Her North Korean origins are never quite explained. This, despite the search for her missing daughter, the shoelaces of this sub-plot never quite tied up.

Her saviour burden plays out well, though.

The guard, alongside Front Man. The latter also discovers a soupçon of his own humanity in the show. It’s layers that are peeled back to reveal a bit of intrigue and a guessing game. A guessing game that Squid Game always played with its viewers, until it doesn’t.

Short end of narrative stick

Gi-hun, our hero throughout, keeps the plot and narrative together with yet another sterling performance.

As the relationship develops between him, Front Man, and the new player, he’s constantly caught between a rock and a hard place, the deadly games and cannon fodder contestants that are killed off at a rate of knots.

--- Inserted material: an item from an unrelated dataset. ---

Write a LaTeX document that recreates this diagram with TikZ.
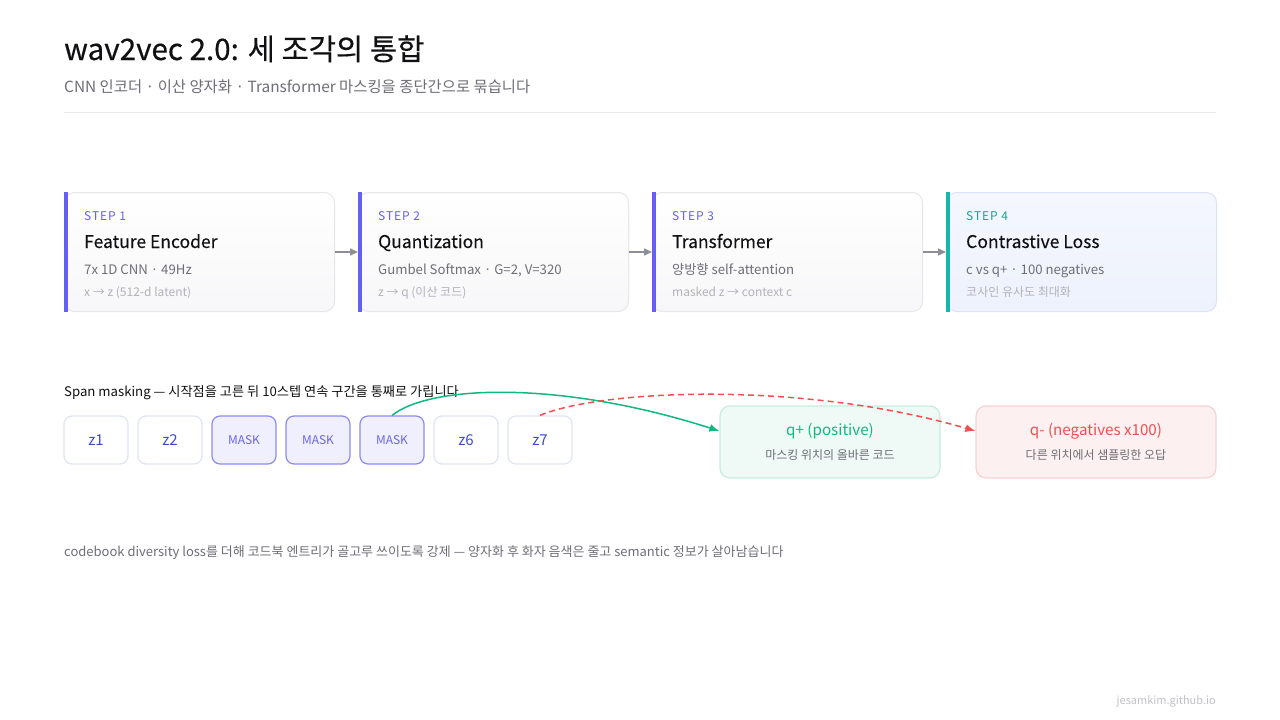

What’s really nice about the third season is that it concludes some of the narrative and provides a few answers to niggling questions.

Many shows don’t do that and keep audiences wondering for eternity. It also sets itself up for a spin-off or a fourth season with a potentially brand-new cast and location.

See if you can spot the cameo in the final moments of the final episode.

All things being equal, Squid Game 3 is entertaining and worth a binge, but not as gripping as its debut or the second instalment.